In the cannabis industry, men are taking executive jobs from women, writes Brett Arends.
If you want to see the problems facing women in business, look no further than the cannabis industry.
Not long ago the marijuana business was way ahead of U.S. business overall in the leadership positions held by women. But as the industry has become more mature and more mainstream, instead of building on that leadership, it’s going in reverse. Men are now edging out the women.
The percentage of executives in U.S. marijuana-related companies who are women has collapsed to 27% from 36% in just one year, according to the latest anonymous survey by Marijuana Business Daily. That’s still ahead of the overall average for women executives in U.S. industry, which is an abysmal 23%. But it’s a long way to fall so fast.

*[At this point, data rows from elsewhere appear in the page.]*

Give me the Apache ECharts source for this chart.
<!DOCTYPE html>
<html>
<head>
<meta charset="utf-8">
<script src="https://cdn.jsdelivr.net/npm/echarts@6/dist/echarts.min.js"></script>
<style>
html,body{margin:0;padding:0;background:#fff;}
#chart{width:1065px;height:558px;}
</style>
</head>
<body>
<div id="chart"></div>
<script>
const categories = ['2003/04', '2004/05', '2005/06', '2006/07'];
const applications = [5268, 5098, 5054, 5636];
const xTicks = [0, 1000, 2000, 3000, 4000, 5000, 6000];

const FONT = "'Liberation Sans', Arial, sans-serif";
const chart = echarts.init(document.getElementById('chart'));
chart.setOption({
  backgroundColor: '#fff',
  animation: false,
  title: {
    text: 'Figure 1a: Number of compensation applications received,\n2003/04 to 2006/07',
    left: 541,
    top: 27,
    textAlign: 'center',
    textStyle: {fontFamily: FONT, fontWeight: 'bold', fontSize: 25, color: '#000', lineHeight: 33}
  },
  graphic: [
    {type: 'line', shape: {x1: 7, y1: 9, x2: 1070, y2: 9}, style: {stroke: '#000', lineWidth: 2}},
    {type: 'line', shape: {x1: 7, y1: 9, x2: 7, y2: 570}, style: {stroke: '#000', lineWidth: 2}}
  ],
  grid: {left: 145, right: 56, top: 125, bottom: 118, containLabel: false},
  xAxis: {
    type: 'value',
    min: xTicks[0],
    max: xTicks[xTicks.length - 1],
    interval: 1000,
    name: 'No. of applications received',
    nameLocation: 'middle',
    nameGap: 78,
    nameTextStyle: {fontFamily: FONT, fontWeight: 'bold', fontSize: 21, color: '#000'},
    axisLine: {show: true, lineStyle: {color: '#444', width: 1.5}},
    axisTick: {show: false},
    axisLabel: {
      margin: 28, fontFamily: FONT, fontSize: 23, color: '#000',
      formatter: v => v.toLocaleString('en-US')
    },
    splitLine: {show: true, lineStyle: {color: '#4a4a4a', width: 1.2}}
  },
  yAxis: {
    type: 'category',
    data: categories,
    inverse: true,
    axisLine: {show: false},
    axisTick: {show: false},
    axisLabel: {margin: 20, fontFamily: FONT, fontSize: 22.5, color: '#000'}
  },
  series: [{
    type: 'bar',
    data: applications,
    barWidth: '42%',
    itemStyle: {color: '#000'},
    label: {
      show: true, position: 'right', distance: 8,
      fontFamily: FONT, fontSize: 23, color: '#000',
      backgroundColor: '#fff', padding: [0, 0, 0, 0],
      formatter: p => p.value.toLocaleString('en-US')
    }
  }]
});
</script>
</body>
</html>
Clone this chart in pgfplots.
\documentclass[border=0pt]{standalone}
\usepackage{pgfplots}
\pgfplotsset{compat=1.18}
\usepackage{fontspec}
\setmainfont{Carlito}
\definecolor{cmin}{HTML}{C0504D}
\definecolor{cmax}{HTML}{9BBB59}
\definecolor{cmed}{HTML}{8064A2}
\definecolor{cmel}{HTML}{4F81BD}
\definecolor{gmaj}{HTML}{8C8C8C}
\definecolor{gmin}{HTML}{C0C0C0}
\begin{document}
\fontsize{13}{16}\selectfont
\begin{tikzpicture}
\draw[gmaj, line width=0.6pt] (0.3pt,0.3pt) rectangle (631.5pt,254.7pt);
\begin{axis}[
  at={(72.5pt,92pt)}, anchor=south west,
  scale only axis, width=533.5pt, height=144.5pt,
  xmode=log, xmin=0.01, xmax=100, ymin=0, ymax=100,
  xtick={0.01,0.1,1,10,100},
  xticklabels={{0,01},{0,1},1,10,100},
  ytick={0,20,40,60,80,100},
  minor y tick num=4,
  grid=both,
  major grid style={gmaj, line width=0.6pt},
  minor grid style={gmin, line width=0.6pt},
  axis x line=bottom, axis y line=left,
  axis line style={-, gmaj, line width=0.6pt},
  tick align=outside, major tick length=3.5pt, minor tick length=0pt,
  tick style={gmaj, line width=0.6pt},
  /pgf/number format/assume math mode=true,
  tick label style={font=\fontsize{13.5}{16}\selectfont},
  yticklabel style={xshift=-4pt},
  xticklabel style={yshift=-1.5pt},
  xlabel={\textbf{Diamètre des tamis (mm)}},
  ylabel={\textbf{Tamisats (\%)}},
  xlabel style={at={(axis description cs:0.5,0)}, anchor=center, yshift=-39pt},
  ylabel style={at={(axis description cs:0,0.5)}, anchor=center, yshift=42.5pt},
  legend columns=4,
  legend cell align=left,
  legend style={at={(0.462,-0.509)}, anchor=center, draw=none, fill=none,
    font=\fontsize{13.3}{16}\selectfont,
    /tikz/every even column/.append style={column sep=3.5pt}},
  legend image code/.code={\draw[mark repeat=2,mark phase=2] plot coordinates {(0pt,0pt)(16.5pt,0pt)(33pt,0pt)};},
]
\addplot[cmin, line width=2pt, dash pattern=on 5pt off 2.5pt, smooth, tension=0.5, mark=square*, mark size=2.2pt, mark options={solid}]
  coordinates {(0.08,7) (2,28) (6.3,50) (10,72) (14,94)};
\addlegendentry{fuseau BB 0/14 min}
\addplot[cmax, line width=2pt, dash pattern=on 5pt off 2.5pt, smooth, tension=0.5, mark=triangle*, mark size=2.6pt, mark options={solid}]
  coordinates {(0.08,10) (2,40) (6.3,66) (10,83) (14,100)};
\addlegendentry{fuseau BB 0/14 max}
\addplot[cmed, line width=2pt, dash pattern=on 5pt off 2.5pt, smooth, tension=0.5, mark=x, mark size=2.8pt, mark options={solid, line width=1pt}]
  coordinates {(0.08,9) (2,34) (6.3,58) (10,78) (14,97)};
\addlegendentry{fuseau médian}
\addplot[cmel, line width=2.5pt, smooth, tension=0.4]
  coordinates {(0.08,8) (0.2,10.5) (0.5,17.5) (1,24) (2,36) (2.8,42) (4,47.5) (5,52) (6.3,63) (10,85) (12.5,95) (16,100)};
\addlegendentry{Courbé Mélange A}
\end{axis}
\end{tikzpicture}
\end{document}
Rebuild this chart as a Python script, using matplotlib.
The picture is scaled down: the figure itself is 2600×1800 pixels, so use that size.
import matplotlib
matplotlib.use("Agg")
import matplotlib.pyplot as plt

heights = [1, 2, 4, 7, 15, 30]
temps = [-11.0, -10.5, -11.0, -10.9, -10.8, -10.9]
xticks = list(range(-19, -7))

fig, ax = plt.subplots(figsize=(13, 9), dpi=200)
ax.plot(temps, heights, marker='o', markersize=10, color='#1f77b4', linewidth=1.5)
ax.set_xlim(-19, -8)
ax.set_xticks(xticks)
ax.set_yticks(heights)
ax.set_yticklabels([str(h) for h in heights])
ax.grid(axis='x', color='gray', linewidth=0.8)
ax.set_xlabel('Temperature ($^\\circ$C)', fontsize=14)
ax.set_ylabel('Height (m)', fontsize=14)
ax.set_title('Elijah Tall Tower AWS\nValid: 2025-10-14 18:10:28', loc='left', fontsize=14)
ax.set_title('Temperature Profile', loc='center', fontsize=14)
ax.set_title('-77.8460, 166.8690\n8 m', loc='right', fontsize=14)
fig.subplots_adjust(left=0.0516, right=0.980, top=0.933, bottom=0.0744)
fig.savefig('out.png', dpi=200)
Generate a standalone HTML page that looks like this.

The poll was based on an anonymous survey of 567 marijuana executives conducted in mid-August.
What’s going on? It’s a reasonably small sample, statistically speaking, so it may exaggerate the change. But that’s not all. Cannabis companies are increasingly hiring executives from the rest of corporate America, and that favors men, notes Marijuana Business Daily’s Eli McVey.
More disturbing still may be an anti-female bias in financing. Women make up just 10% of the executives in the investment sector of the marijuana complex, the survey found. And men may, either consciously or unconsciously, favor companies run by men.
In other words, cannabis is getting subsumed by the mainstream business world. This is happening precisely when you might expect it to be going the other way. A few years ago the marijuana business was an incredibly high-risk proposition, both economically and legally. Blame nature or nurture, but you might have expected that to appeal to a slightly higher percentage of men than women. By that logic you’d expect the percentage of women in leadership positions to either stay the same or increase as the industry matured.
Depressing news. If only there were something to dull the pain.